* START *
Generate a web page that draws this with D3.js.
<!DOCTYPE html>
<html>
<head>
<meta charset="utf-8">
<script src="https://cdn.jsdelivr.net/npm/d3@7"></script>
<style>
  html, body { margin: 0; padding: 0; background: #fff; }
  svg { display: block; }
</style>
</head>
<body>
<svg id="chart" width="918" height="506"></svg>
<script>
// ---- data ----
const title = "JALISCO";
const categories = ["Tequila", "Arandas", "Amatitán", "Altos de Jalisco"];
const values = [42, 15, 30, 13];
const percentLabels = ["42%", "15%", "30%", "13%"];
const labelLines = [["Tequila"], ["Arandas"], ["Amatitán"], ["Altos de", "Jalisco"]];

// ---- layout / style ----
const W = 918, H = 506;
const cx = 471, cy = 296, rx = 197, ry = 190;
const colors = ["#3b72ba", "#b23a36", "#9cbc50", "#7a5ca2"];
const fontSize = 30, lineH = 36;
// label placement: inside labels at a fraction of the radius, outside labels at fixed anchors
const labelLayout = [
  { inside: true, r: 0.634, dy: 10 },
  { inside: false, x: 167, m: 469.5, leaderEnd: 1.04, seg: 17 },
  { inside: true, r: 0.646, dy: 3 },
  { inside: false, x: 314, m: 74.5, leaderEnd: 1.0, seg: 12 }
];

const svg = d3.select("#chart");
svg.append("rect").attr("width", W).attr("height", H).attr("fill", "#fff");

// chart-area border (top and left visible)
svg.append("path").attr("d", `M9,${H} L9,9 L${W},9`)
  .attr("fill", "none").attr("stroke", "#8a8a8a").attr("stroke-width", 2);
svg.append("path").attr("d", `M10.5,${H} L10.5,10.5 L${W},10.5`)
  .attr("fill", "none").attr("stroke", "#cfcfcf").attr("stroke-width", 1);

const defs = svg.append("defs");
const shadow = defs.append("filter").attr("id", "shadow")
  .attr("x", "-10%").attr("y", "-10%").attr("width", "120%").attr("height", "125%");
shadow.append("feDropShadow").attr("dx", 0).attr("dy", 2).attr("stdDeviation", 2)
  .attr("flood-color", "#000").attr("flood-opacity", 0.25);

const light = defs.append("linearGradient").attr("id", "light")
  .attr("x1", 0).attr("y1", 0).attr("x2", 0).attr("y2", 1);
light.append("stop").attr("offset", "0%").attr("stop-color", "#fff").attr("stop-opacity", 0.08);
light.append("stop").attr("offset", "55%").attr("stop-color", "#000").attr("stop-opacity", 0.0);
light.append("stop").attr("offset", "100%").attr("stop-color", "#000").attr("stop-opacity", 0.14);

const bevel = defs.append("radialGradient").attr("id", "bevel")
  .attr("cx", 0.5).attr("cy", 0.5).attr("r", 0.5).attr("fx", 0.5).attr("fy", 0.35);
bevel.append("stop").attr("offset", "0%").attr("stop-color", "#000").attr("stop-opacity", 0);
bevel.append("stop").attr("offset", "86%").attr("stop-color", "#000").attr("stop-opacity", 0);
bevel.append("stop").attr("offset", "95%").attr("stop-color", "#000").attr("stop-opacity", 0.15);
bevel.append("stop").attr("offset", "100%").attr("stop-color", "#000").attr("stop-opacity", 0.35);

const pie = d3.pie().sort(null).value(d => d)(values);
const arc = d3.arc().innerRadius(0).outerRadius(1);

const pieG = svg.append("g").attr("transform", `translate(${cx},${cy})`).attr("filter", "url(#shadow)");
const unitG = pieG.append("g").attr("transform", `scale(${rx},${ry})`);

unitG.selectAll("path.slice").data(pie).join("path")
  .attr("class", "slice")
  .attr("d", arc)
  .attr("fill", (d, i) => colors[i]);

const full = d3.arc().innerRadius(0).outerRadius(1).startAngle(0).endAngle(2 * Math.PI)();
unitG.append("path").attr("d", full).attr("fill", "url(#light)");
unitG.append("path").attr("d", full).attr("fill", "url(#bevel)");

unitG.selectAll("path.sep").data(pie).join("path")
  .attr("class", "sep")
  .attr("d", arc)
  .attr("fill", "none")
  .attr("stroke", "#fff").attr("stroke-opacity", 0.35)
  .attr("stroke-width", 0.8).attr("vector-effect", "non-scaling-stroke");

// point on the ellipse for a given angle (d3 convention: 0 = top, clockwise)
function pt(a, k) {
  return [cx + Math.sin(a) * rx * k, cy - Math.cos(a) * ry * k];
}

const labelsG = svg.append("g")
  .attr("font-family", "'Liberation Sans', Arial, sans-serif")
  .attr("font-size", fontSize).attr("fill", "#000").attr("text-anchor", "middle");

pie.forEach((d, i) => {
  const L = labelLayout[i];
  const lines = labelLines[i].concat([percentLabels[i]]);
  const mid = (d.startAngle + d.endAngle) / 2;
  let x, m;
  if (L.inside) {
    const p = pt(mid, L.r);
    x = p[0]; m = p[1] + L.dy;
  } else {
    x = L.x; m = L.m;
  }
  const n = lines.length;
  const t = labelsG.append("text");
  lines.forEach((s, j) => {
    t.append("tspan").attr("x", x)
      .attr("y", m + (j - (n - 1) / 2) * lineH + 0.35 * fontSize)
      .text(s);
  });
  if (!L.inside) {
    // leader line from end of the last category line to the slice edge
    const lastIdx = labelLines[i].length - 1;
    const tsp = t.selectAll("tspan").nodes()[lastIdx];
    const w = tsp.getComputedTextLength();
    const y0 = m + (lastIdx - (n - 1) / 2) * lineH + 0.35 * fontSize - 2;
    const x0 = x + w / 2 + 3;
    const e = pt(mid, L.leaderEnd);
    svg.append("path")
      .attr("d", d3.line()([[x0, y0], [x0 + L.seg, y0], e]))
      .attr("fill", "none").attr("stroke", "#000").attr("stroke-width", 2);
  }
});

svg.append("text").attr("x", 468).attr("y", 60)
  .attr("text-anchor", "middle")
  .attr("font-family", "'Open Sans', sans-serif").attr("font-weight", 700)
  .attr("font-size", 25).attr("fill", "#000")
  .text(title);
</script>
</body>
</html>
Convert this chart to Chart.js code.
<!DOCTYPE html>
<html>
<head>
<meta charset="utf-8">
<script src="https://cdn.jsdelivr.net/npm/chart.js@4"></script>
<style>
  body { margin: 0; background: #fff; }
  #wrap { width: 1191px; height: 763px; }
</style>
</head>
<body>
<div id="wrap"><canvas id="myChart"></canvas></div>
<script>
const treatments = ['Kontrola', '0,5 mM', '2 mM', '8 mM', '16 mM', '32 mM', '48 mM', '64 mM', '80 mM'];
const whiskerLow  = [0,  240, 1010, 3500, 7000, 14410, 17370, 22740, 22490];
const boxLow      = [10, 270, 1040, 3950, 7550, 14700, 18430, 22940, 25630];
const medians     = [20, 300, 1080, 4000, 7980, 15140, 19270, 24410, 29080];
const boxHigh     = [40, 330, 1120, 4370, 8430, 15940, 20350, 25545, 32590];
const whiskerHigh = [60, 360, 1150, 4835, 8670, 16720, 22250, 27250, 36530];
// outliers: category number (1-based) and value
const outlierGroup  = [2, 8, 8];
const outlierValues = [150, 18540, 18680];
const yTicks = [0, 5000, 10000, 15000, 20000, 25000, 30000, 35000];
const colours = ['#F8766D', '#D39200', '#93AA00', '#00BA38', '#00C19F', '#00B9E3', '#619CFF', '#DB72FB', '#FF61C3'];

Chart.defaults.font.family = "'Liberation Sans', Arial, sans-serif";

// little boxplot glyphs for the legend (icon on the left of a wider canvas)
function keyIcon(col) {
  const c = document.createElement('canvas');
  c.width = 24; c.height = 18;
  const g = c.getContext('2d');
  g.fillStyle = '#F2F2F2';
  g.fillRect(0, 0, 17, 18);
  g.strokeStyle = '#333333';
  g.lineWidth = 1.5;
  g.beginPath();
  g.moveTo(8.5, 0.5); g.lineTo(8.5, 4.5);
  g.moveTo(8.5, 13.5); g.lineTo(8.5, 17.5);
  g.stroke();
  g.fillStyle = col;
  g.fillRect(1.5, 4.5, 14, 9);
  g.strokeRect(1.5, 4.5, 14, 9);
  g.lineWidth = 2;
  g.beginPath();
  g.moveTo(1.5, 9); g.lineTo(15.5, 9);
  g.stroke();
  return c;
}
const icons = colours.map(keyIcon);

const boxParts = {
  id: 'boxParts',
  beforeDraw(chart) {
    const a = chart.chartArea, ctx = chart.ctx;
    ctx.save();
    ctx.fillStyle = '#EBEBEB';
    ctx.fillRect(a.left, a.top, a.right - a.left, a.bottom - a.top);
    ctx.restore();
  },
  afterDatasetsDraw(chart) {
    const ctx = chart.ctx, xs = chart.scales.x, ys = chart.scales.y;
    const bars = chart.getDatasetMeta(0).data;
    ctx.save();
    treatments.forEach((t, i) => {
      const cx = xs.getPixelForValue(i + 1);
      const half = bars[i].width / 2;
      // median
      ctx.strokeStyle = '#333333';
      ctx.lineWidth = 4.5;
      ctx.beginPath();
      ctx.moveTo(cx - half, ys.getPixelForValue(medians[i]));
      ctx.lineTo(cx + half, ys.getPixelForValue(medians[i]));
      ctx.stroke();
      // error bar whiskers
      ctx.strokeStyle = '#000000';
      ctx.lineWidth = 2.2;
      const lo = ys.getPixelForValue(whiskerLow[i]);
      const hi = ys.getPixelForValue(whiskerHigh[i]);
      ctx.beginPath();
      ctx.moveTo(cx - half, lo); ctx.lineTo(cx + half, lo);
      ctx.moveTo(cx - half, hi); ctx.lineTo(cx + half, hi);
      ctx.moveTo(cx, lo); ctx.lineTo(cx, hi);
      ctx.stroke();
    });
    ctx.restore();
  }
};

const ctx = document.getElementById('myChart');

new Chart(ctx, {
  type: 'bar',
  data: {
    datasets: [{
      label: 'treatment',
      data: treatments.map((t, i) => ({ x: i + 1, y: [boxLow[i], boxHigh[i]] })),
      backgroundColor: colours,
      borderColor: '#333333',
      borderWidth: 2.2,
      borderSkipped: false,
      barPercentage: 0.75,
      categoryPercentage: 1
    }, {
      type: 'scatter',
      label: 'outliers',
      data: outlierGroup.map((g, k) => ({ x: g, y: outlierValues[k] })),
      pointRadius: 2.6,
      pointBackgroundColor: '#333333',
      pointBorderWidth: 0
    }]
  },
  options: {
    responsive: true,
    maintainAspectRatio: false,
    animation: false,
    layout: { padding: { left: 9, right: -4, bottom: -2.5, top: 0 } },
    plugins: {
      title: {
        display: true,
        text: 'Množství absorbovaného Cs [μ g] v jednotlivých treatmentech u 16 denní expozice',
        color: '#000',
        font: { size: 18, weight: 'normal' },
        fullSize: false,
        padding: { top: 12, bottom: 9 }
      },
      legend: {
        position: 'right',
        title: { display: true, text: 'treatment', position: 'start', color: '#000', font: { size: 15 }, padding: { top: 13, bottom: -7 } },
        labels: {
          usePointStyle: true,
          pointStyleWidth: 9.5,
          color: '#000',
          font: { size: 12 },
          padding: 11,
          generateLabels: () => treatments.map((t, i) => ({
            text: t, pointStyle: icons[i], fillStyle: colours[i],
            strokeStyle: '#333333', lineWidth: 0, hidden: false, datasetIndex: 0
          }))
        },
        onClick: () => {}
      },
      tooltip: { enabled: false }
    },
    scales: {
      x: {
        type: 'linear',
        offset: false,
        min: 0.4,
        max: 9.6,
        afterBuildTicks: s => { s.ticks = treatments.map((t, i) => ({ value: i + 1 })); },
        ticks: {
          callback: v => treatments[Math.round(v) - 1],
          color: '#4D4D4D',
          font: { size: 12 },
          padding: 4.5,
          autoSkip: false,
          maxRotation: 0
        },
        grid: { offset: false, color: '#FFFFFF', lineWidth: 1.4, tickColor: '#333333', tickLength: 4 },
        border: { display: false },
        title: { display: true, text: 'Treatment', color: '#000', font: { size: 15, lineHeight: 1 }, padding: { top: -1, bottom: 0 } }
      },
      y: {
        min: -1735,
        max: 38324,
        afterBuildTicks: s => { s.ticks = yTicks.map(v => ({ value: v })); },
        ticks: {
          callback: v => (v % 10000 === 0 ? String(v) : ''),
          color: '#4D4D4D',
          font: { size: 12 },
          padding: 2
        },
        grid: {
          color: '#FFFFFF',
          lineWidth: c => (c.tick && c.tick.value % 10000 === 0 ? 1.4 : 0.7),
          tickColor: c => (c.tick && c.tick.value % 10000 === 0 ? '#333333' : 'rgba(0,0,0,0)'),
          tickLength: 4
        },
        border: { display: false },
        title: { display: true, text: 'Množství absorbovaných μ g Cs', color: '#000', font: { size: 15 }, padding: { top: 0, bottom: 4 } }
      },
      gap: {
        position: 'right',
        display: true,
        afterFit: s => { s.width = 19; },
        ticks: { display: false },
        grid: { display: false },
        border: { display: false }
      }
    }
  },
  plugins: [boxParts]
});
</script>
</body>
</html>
* END *
Give the exact lines, and only those, from the line containing "Convert this chart to Chart.js code." through the line containing "const icons = colours.map(keyIcon);" in the entries above.

Convert this chart to Chart.js code.
<!DOCTYPE html>
<html>
<head>
<meta charset="utf-8">
<script src="https://cdn.jsdelivr.net/npm/chart.js@4"></script>
<style>
  body { margin: 0; background: #fff; }
  #wrap { width: 1191px; height: 763px; }
</style>
</head>
<body>
<div id="wrap"><canvas id="myChart"></canvas></div>
<script>
const treatments = ['Kontrola', '0,5 mM', '2 mM', '8 mM', '16 mM', '32 mM', '48 mM', '64 mM', '80 mM'];
const whiskerLow  = [0,  240, 1010, 3500, 7000, 14410, 17370, 22740, 22490];
const boxLow      = [10, 270, 1040, 3950, 7550, 14700, 18430, 22940, 25630];
const medians     = [20, 300, 1080, 4000, 7980, 15140, 19270, 24410, 29080];
const boxHigh     = [40, 330, 1120, 4370, 8430, 15940, 20350, 25545, 32590];
const whiskerHigh = [60, 360, 1150, 4835, 8670, 16720, 22250, 27250, 36530];
// outliers: category number (1-based) and value
const outlierGroup  = [2, 8, 8];
const outlierValues = [150, 18540, 18680];
const yTicks = [0, 5000, 10000, 15000, 20000, 25000, 30000, 35000];
const colours = ['#F8766D', '#D39200', '#93AA00', '#00BA38', '#00C19F', '#00B9E3', '#619CFF', '#DB72FB', '#FF61C3'];

Chart.defaults.font.family = "'Liberation Sans', Arial, sans-serif";

// little boxplot glyphs for the legend (icon on the left of a wider canvas)
function keyIcon(col) {
  const c = document.createElement('canvas');
  c.width = 24; c.height = 18;
  const g = c.getContext('2d');
  g.fillStyle = '#F2F2F2';
  g.fillRect(0, 0, 17, 18);
  g.strokeStyle = '#333333';
  g.lineWidth = 1.5;
  g.beginPath();
  g.moveTo(8.5, 0.5); g.lineTo(8.5, 4.5);
  g.moveTo(8.5, 13.5); g.lineTo(8.5, 17.5);
  g.stroke();
  g.fillStyle = col;
  g.fillRect(1.5, 4.5, 14, 9);
  g.strokeRect(1.5, 4.5, 14, 9);
  g.lineWidth = 2;
  g.beginPath();
  g.moveTo(1.5, 9); g.lineTo(15.5, 9);
  g.stroke();
  return c;
}
const icons = colours.map(keyIcon);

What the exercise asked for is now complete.